Wednesday, February 25, 2009

Obama, Kennedy, and Tough Health Care Choices

In his address last night President Obama spoke with force about the need for affordable, accessible, high quality health care for all Americans. It's hard to see how anyone can oppose those goals. But getting there will require tough choices that - notwithstanding his popularity - I don't think he has the political capital to carry out.

The goody goody proposals for reining in health care costs - more information technology, medical homes, and comparative effectiveness research - won't slow down the cost trend on their own. We'll need to confront our own ethic of unlimited choice, autonomy for every doctor-patient dyad, and condemnation of any effort to limit spending on costly marginal benefits as unethical rationing.

All developed economies have come to grips with these ethical challenges more robustly than we have. Their global budgets for health care don't allow the public and political leaders to pretend, as we have done for decades, that limiting health care costs is an ethical abomination.

We've created a climate of entitlement on the part of ourselves (the world of patients) and on the part of all the commercial enterprises that have been able to sell to a health system that refuses to get tough about purchasing.

Most physicians in their heart of hearts understand the situation and the need for change. But we need a strong public voice to tell us the truth and help us move forward.

I think the habits of entitlement and the commercial vested interests are too strong for President Obama to take on. Telling the truth won't be popular, and he has the most daunting agenda imaginable.

Since Medicare has to take the lead in insurance reform, we need voices from the Medicare constituency.
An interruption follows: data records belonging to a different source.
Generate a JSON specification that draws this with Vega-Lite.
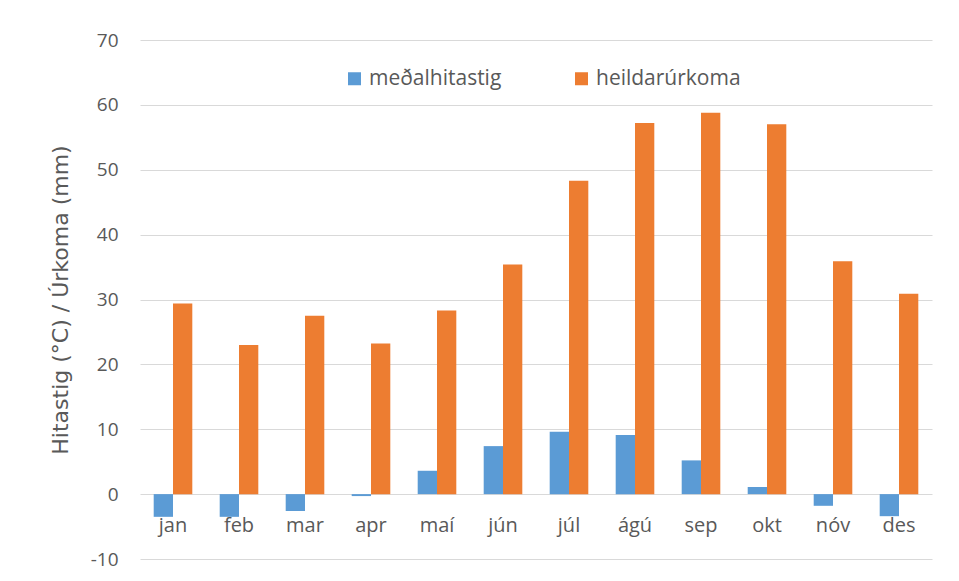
{
  "$schema": "https://vega.github.io/schema/vega-lite/v6.json",
  "width": 792,
  "height": 519,
  "autosize": "none",
  "padding": {"left": 140, "top": 40, "right": 27, "bottom": 22},
  "background": "white",
  "config": {"view": {"stroke": null}, "font": "Open Sans"},
  "data": {
    "values": [
      {"manudur": "jan", "rod": "meðalhitastig", "gildi": -3.5},
      {"manudur": "jan", "rod": "heildarúrkoma", "gildi": 29.4},
      {"manudur": "feb", "rod": "meðalhitastig", "gildi": -3.5},
      {"manudur": "feb", "rod": "heildarúrkoma", "gildi": 23.0},
      {"manudur": "mar", "rod": "meðalhitastig", "gildi": -2.6},
      {"manudur": "mar", "rod": "heildarúrkoma", "gildi": 27.5},
      {"manudur": "apr", "rod": "meðalhitastig", "gildi": -0.3},
      {"manudur": "apr", "rod": "heildarúrkoma", "gildi": 23.2},
      {"manudur": "maí", "rod": "meðalhitastig", "gildi": 3.6},
      {"manudur": "maí", "rod": "heildarúrkoma", "gildi": 28.3},
      {"manudur": "jún", "rod": "meðalhitastig", "gildi": 7.4},
      {"manudur": "jún", "rod": "heildarúrkoma", "gildi": 35.4},
      {"manudur": "júl", "rod": "meðalhitastig", "gildi": 9.6},
      {"manudur": "júl", "rod": "heildarúrkoma", "gildi": 48.3},
      {"manudur": "ágú", "rod": "meðalhitastig", "gildi": 9.1},
      {"manudur": "ágú", "rod": "heildarúrkoma", "gildi": 57.2},
      {"manudur": "sep", "rod": "meðalhitastig", "gildi": 5.2},
      {"manudur": "sep", "rod": "heildarúrkoma", "gildi": 58.8},
      {"manudur": "okt", "rod": "meðalhitastig", "gildi": 1.1},
      {"manudur": "okt", "rod": "heildarúrkoma", "gildi": 57.0},
      {"manudur": "nóv", "rod": "meðalhitastig", "gildi": -1.8},
      {"manudur": "nóv", "rod": "heildarúrkoma", "gildi": 35.9},
      {"manudur": "des", "rod": "meðalhitastig", "gildi": -3.4},
      {"manudur": "des", "rod": "heildarúrkoma", "gildi": 30.9}
    ]
  },
  "mark": {"type": "bar"},
  "encoding": {
    "x": {
      "field": "manudur",
      "type": "nominal",
      "sort": null,
      "scale": {"paddingInner": 0.415, "paddingOuter": 0.2075},
      "axis": {
        "title": null,
        "orient": "bottom",
        "offset": -65,
        "domain": false,
        "ticks": false,
        "grid": false,
        "labelAngle": 0,
        "labelPadding": 21,
        "labelFontSize": 20,
        "labelColor": "#595959",
        "labelFont": "Open Sans"
      }
    },
    "xOffset": {"field": "rod", "type": "nominal", "sort": ["meðalhitastig", "heildarúrkoma"]},
    "y": {
      "field": "gildi",
      "type": "quantitative",
      "scale": {"domain": [-10, 70], "nice": false, "zero": false},
      "axis": {
        "values": [-10, 0, 10, 20, 30, 40, 50, 60, 70],
        "labelExpr": "toString(datum.value)",
        "title": "Hitastig (°C) / Úrkoma (mm)",
        "titleFontSize": 22,
        "titleFont": "DejaVu Sans",
        "titleFontWeight": "normal",
        "titleColor": "#595959",
        "titlePadding": 18,
        "domain": false,
        "ticks": false,
        "labelPadding": 22,
        "labelFontSize": 19,
        "labelColor": "#595959",
        "labelFont": "Open Sans",
        "gridColor": "#d9d9d9",
        "gridWidth": 1
      }
    },
    "color": {
      "field": "rod",
      "type": "nominal",
      "scale": {"domain": ["meðalhitastig", "heildarúrkoma"], "range": ["#5b9bd5", "#ed7d31"]},
      "legend": {
        "title": null,
        "orient": "none",
        "legendX": 204,
        "legendY": 28,
        "direction": "horizontal",
        "symbolType": "square",
        "symbolSize": 169,
        "symbolStrokeWidth": 0,
        "labelFontSize": 21,
        "labelFont": "Open Sans",
        "labelColor": "#595959",
        "labelOffset": 4,
        "labelLimit": 400,
        "columnPadding": 69
      }
    }
  }
}
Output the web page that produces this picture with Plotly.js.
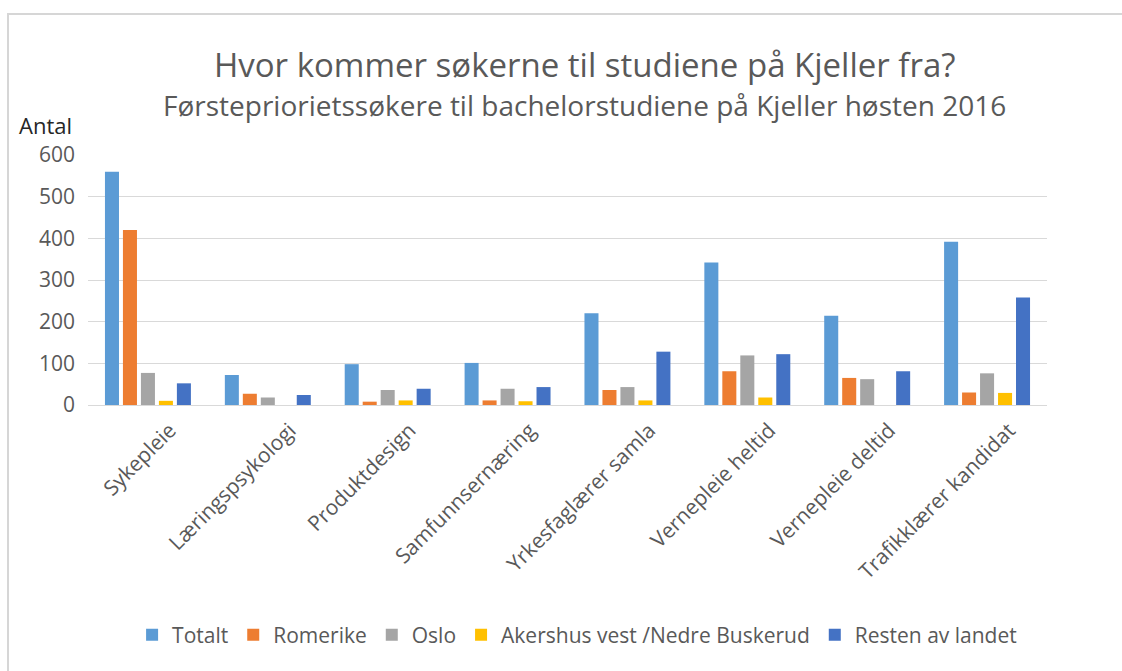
<!DOCTYPE html>
<html>
<head>
<meta charset="utf-8">
<script src="https://cdn.plot.ly/plotly-3.0.1.min.js"></script>
<style>
  html, body { margin: 0; padding: 0; background: #ffffff; }
  #chart { width: 1122px; height: 671px; position: absolute; left: 0; top: 0; }
  #frame { position: absolute; left: 7px; top: 13px; width: 1130px; height: 680px;
           border-left: 2px solid #d6d6d6; border-top: 2px solid #d6d6d6; pointer-events: none; }
</style>
</head>
<body>
<div id="chart"></div>
<div id="frame"></div>
<script>
const categories = ["Sykepleie", "Læringspsykologi", "Produktdesign", "Samfunnsernæring",
  "Yrkesfaglærer samla", "Vernepleie heltid", "Vernepleie deltid", "Trafikklærer kandidat"];
const seriesNames = ["Totalt", "Romerike", "Oslo", "Akershus vest /Nedre Buskerud", "Resten av landet"];
const totalt    = [560, 72, 98, 101, 220, 342, 214, 392];
const romerike  = [420, 27, 8, 11, 36, 81, 65, 30];
const oslo      = [77, 18, 36, 39, 43, 119, 62, 76];
const akershus  = [10, 0, 11, 9, 11, 18, 0, 29];
const resten    = [52, 24, 39, 43, 128, 122, 81, 258];
const colors = ["#5B9BD5", "#ED7D31", "#A5A5A5", "#FFC000", "#4472C4"];
const yTicks = [0, 100, 200, 300, 400, 500, 600];
const titleText = "Hvor kommer søkerne til studiene på Kjeller fra?";
const subtitleText = "Førstepriorietssøkere til bachelorstudiene på Kjeller høsten 2016";
const yTitleText = "Antal";

const allSeries = [totalt, romerike, oslo, akershus, resten];
const traces = allSeries.map((vals, i) => ({
  type: "bar",
  name: seriesNames[i],
  x: categories,
  y: vals,
  marker: { color: colors[i] },
  hoverinfo: "x+y+name"
}));

const font = "'Open Sans', sans-serif";
const layout = {
  width: 1122, height: 671,
  margin: { l: 88, r: 75, t: 155, b: 266 },
  paper_bgcolor: "#ffffff",
  plot_bgcolor: "#ffffff",
  barmode: "group",
  bargap: 0.25,
  bargroupgap: 0.22,
  font: { family: font, color: "#595959" },
  title: {
    text: titleText,
    font: { family: font, size: 33, color: "#595959" },
    xref: "paper", x: 0.518, xanchor: "center",
    yref: "container", y: 1 - 65 / 671, yanchor: "middle"
  },
  xaxis: {
    type: "category",
    tickangle: -45,
    tickfont: { family: font, size: 21, color: "#595959" },
    ticklabelshift: 22,
    ticklabelstandoff: 8,
    showgrid: false,
    showline: false,
    ticks: ""
  },
  yaxis: {
    range: [0, 600],
    tickvals: yTicks,
    ticktext: yTicks.map(String),
    tickfont: { family: font, size: 21, color: "#595959" },
    ticklabelstandoff: 12,
    gridcolor: "#d9d9d9",
    gridwidth: 1,
    zeroline: true,
    zerolinecolor: "#d9d9d9",
    showline: false,
    ticks: "",
    automargin: false
  },
  legend: {
    orientation: "h",
    x: 0.51, xanchor: "center",
    y: -0.92, yanchor: "middle",
    font: { family: font, size: 21, color: "#595959" },
    traceorder: "normal"
  },
  annotations: [{
    text: subtitleText,
    xref: "paper", yref: "paper",
    x: 0.518, xanchor: "center",
    y: 1.2, yanchor: "middle",
    showarrow: false,
    font: { family: font, size: 28, color: "#595959" }
  }, {
    text: yTitleText,
    xref: "paper", yref: "paper",
    x: -0.074, xanchor: "left",
    y: 1.12, yanchor: "middle",
    showarrow: false,
    font: { family: font, size: 22, color: "#262626" }
  }]
};

Plotly.newPlot("chart", traces, layout, { displayModeBar: false, staticPlot: true });
</script>
</body>
</html>
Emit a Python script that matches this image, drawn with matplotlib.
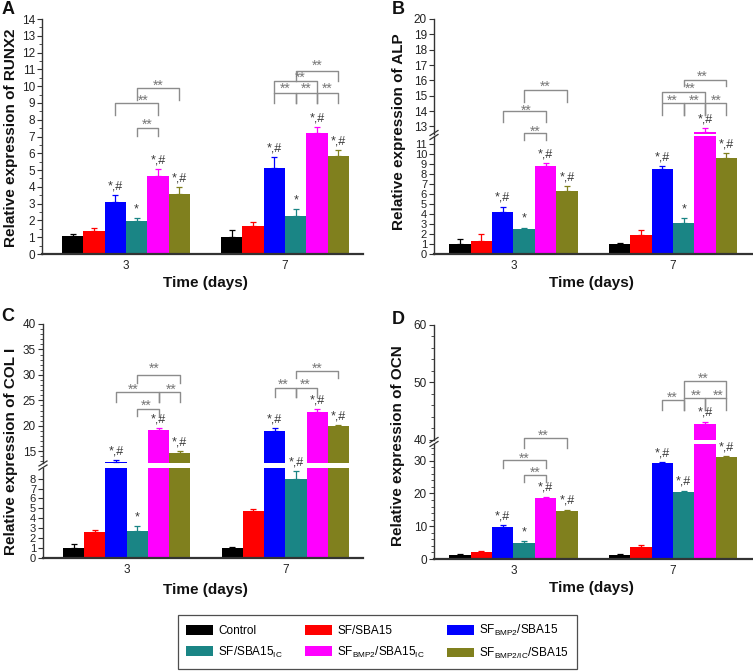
import matplotlib
matplotlib.use('Agg')
import matplotlib.pyplot as plt
from matplotlib.patches import Patch
from matplotlib.lines import Line2D
from matplotlib.ticker import MultipleLocator, FixedLocator

plt.rcParams['font.family'] = ['Liberation Sans', 'DejaVu Sans']
plt.rcParams['mathtext.fontset'] = 'custom'
plt.rcParams['mathtext.rm'] = 'Liberation Sans'
plt.rcParams['mathtext.it'] = 'Liberation Sans'

W, H = 753, 671
fig = plt.figure(figsize=(W / 100, H / 100), dpi=100)

# ---------------- data ----------------
groups = ['3', '7']
series = ['Control', 'SF/SBA15', r'SF$_{\mathregular{BMP2}}$/SBA15',
          r'SF/SBA15$_{\mathregular{IC}}$',
          r'SF$_{\mathregular{BMP2}}$/SBA15$_{\mathregular{IC}}$',
          r'SF$_{\mathregular{BMP2/IC}}$/SBA15']
colors = ['#000000', '#ff0000', '#0000ff', '#1a8585', '#ff00ff', '#80801e']

runx2_day3 = [1.05, 1.37, 3.08, 1.99, 4.67, 3.56]
runx2_err3 = [0.12, 0.16, 0.44, 0.14, 0.38, 0.42]
runx2_day7 = [1.03, 1.67, 5.15, 2.29, 7.22, 5.86]
runx2_err7 = [0.40, 0.26, 0.62, 0.37, 0.33, 0.34]
runx2_sig3 = ['', '', '*,#', '*', '*,#', '*,#']
runx2_sig7 = ['', '', '*,#', '*', '*,#', '*,#']

alp_day3 = [1.0, 1.33, 4.17, 2.47, 8.85, 6.3]
alp_err3 = [0.5, 0.67, 0.56, 0.16, 0.25, 0.5]
alp_day7 = [1.0, 1.9, 8.5, 3.07, 12.6, 9.57]
alp_err7 = [0.1, 0.5, 0.3, 0.5, 0.3, 0.55]
alp_sig3 = ['', '', '*,#', '*', '*,#', '*,#']
alp_sig7 = ['', '', '*,#', '*', '*,#', '*,#']

col_day3 = [1.0, 2.6, 12.9, 2.7, 19.1, 14.6]
col_err3 = [0.4, 0.25, 0.4, 0.5, 0.5, 0.4]
col_day7 = [1.0, 4.7, 19.05, 8.0, 22.7, 19.9]
col_err7 = [0.1, 0.24, 0.5, 0.74, 0.6, 0.3]
col_sig3 = ['', '', '*,#', '*', '*,#', '*,#']
col_sig7 = ['', '', '*,#', '*,#', '*,#', '*,#']

ocn_day3 = [1.3, 2.0, 9.9, 5.0, 18.5, 14.5]
ocn_err3 = [0.3, 0.4, 0.4, 0.4, 0.5, 0.6]
ocn_day7 = [1.2, 3.8, 29.2, 20.5, 42.8, 31.0]
ocn_err7 = [0.2, 0.5, 0.4, 0.4, 0.4, 0.3]
ocn_sig3 = ['', '', '*,#', '*', '*,#', '*,#']
ocn_sig7 = ['', '', '*,#', '*,#', '*,#', '*,#']

# significance brackets: (group, bar_a, bar_b, y_line, y_leg_end)
runx2_brk = [(0, 3, 4, 7.5, 7.05), (0, 2, 4, 8.99, 8.3), (0, 3, 5, 9.88, 9.2),
             (1, 3, 5, 10.93, 10.3), (1, 2, 4, 10.28, 9.6),
             (1, 2, 3, 9.58, 9.0), (1, 3, 4, 9.58, 9.0), (1, 4, 5, 9.58, 9.0)]
runx2_txt = [(0, 3.5, 7.95), (0, 3.3, 9.38), (0, 4.0, 10.28),
             (1, 4.0, 11.47), (1, 3.2, 10.73), (1, 2.5, 10.08), (1, 3.5, 10.08), (1, 4.5, 10.08)]

alp_brk = [(0, 3, 4, 12.55, 12.13), (0, 2, 4, 13.97, 13.3), (0, 3, 5, 15.38, 14.6),
           (1, 3, 5, 15.99, 15.6), (1, 2, 4, 15.27, 14.6),
           (1, 2, 3, 14.5, 13.75), (1, 3, 4, 14.5, 13.75), (1, 4, 5, 14.5, 13.75)]
alp_txt = [(0, 3.5, 12.9), (0, 3.1, 14.3), (0, 4.0, 15.82),
           (1, 3.85, 16.5), (1, 3.3, 15.75), (1, 2.45, 14.97), (1, 3.5, 14.97), (1, 4.5, 14.97)]

col_brk = [(0, 3, 5, 30.0, 28.4), (0, 2, 4, 26.6, 24.6), (0, 4, 5, 26.6, 24.6),
           (0, 3, 4, 23.3, 22.0),
           (1, 3, 5, 30.8, 29.4), (1, 2, 3, 27.5, 25.6), (1, 3, 4, 27.5, 25.6)]
col_txt = [(0, 3.8, 32.0), (0, 2.8, 27.9), (0, 4.6, 27.9), (0, 3.4, 24.7),
           (1, 4.0, 32.0), (1, 2.4, 28.9), (1, 3.45, 28.9)]

ocn_brk = [(0, 3, 5, 40.4, 38.6), (0, 2, 4, 30.2, 27.7), (0, 3, 4, 25.6, 23.6),
           (1, 3, 5, 50.3, 47.3), (1, 2, 3, 47.0, 45.3), (1, 3, 4, 47.3, 45.3), (1, 4, 5, 47.3, 45.3)]
ocn_txt = [(0, 3.9, 41.4), (0, 3.0, 32.0), (0, 3.5, 27.5),
           (1, 3.9, 51.3), (1, 2.45, 48.1), (1, 3.6, 48.4), (1, 4.6, 48.4)]

# ---------------- helpers ----------------
BW = 0.134
GRAY = '#8c8c8c'
SPINE = '#333333'


def bar_x(g, i):
    return g + (i - 2.5) * BW


def px_rect(l, r, t, b):
    return [l / W, 1 - b / H, (r - l) / W, (b - t) / H]


def make_panel(xl, xr, xlim, segs, d3, e3, d7, e7, s3, s7, brk, txt):
    # segs from bottom to top: (ylim, top_px, bot_px, major, minor, fixed, labelsize)
    axes = []
    for k, (ylim, t, b, major, minor, fixed, lsz) in enumerate(segs):
        ax = fig.add_axes(px_rect(xl, xr, t, b))
        ax.set_xlim(*xlim)
        ax.set_ylim(*ylim)
        ax.patch.set_alpha(0)
        for sp in ['top', 'right']:
            ax.spines[sp].set_visible(False)
        ax.spines['left'].set_color(SPINE)
        ax.spines['left'].set_linewidth(1.0)
        if fixed is not None:
            ax.yaxis.set_major_locator(FixedLocator(fixed))
        else:
            ax.yaxis.set_major_locator(MultipleLocator(major))
        if minor:
            ax.yaxis.set_minor_locator(MultipleLocator(minor))
        ax.tick_params(axis='y', which='major', direction='out', length=3.5, width=0.8,
                       color=SPINE, labelsize=lsz, pad=1.5, labelcolor='#222222')
        ax.tick_params(axis='y', which='minor', direction='out', length=2, width=0.6, color=SPINE)
        if k == 0:
            ax.spines['bottom'].set_color(SPINE)
            ax.spines['bottom'].set_linewidth(1.6)
            ax.set_xticks([0, 1], groups)
            ax.tick_params(axis='x', length=0, labelsize=8.5, pad=4, labelcolor='#222222')
        else:
            ax.spines['bottom'].set_visible(False)
            ax.set_xticks([])
        for i in range(6):
            xs = [bar_x(0, i), bar_x(1, i)]
            ys = [d3[i], d7[i]]
            es = [e3[i], e7[i]]
            ax.bar(xs, ys, width=BW, color=colors[i], linewidth=0, zorder=2)
            ax.errorbar(xs, ys, yerr=[[0, 0], es], fmt='none', ecolor=colors[i],
                        elinewidth=0.9, capsize=2.5, capthick=0.9, zorder=3)
        axes.append(ax)

    def pick(y):
        for ax in axes:
            lo, hi = ax.get_ylim()
            if lo <= y <= hi:
                return ax
        best = min(axes, key=lambda a: min(abs(a.get_ylim()[0] - y), abs(a.get_ylim()[1] - y)))
        return best

    for g, (dd, ee, ss) in enumerate([(d3, e3, s3), (d7, e7, s7)]):
        for i in range(6):
            if ss[i]:
                top = dd[i] + ee[i]
                ax = pick(top)
                ax.annotate(ss[i], (bar_x(g, i), top), xytext=(0, 2.0), textcoords='offset points',
                            ha='center', va='bottom', fontsize=9, color='#3a3a3a',
                            annotation_clip=False, zorder=5)
    for (g, a, b, y, yb) in brk:
        ax = pick(y)
        xa, xb = bar_x(g, a), bar_x(g, b)
        ax.plot([xa, xa, xb, xb], [yb, y, y, yb], color=GRAY, lw=1.0, clip_on=False, zorder=4)
    for (g, xp, y) in txt:
        ax = pick(y)
        ax.annotate('**', (g + (xp - 2.5) * BW, y), xytext=(0, -3), textcoords='offset points',
                    ha='center', va='center', fontsize=10, color='#777777',
                    annotation_clip=False, zorder=5)
    # break marks
    if len(axes) > 1:
        lo_top = axes[0].get_position().y1
        up_bot = axes[1].get_position().y0
        gy = (lo_top + up_bot) / 2
        x0 = xl / W
        for dy in (-2.0, 2.0):
            fig.add_artist(Line2D([x0 - 4 / W, x0 + 4 / W],
                                  [gy + (dy - 2.5) / H, gy + (dy + 2.5) / H],
                                  color=SPINE, lw=0.9))
    return axes


# Panel A
make_panel(42, 363, (-0.528, 1.49),
           [((0, 14), 19, 254, 1, 0.5, None, 8.5)],
           runx2_day3, runx2_err3, runx2_day7, runx2_err7, runx2_sig3, runx2_sig7,
           runx2_brk, runx2_txt)
# Panel B
make_panel(434, 752, (-0.498, 1.495),
           [((0, 11.8), 136, 254, 1, None, list(range(0, 12)), 8),
            ((12.5, 20), 19, 134, 1, None, list(range(13, 21)), 8.5)],
           alp_day3, alp_err3, alp_day7, alp_err7, alp_sig3, alp_sig7,
           alp_brk, alp_txt)
# Panel C
make_panel(43, 363, (-0.528, 1.49),
           [((0, 9.07), 468, 558, 1, None, list(range(0, 9)), 8),
            ((12.7, 40), 324, 463, 5, 1, None, 8.5)],
           col_day3, col_err3, col_day7, col_err7, col_sig3, col_sig7,
           col_brk, col_txt)
# Panel D
make_panel(434, 752, (-0.498, 1.495),
           [((0, 35.1), 444, 559, 10, 2, None, 8.5),
            ((40, 60), 325, 440, 10, 2, None, 8.5)],
           ocn_day3, ocn_err3, ocn_day7, ocn_err7, ocn_sig3, ocn_sig7,
           ocn_brk, ocn_txt)

# labels
ylabels = [('Relative expression of RUNX2', 11, 138), ('Relative expression of ALP', 398.5, 132),
           ('Relative expression of COL I', 11, 451), ('Relative expression of OCN', 398, 446)]
for s, x, y in ylabels:
    fig.text(x / W, 1 - y / H, s, rotation=90, ha='center', va='center',
             fontsize=11, fontweight='bold', color='#111111')
for x, y in [(205, 283), (591, 283), (205, 590), (591, 588)]:
    fig.text(x / W, 1 - y / H, 'Time (days)', ha='center', va='center',
             fontsize=11, fontweight='bold', color='#111111')
for s, x, y in [('A', 8, 9), ('B', 398, 9), ('C', 8, 317), ('D', 398, 320)]:
    fig.text(x / W, 1 - y / H, s, ha='center', va='center', fontsize=13,
             fontweight='bold', color='#111111')

# legend
order = [0, 3, 1, 4, 2, 5]
handles = [Patch(facecolor=colors[i], edgecolor='none') for i in order]
labels = [series[i] for i in order]
leg = fig.legend(handles, labels, ncol=3, loc='center', bbox_to_anchor=(377.5 / W, 1 - 642 / H),
                 fontsize=8.5, frameon=True, fancybox=False, edgecolor='#222222',
                 handlelength=2.3, handleheight=0.9, handletextpad=0.4,
                 columnspacing=1.9, borderpad=0.7, labelspacing=0.6)
leg.get_frame().set_linewidth(0.9)

fig.savefig('out.png', dpi=100)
And since setting limits on what we will pay for with collective (insurance) funds means forgoing beneficial interventions with small yield for the costs they entail, we need advocates who have looked illness and death in the eye.

That's where Senator Kennedy comes in. He just turned 77, and as the world knows, is being treated for brain cancer. He is uniquely positioned to tell us what we need to hear. It's not hard to know what has to be said - John Kitzhaber wrote much of the needed script in Oregon 20 years ago. We need leadership, not more research.

If Senator Kennedy's health allows him to take on this challenge he will leave a stronger country and a legacy to be proud of.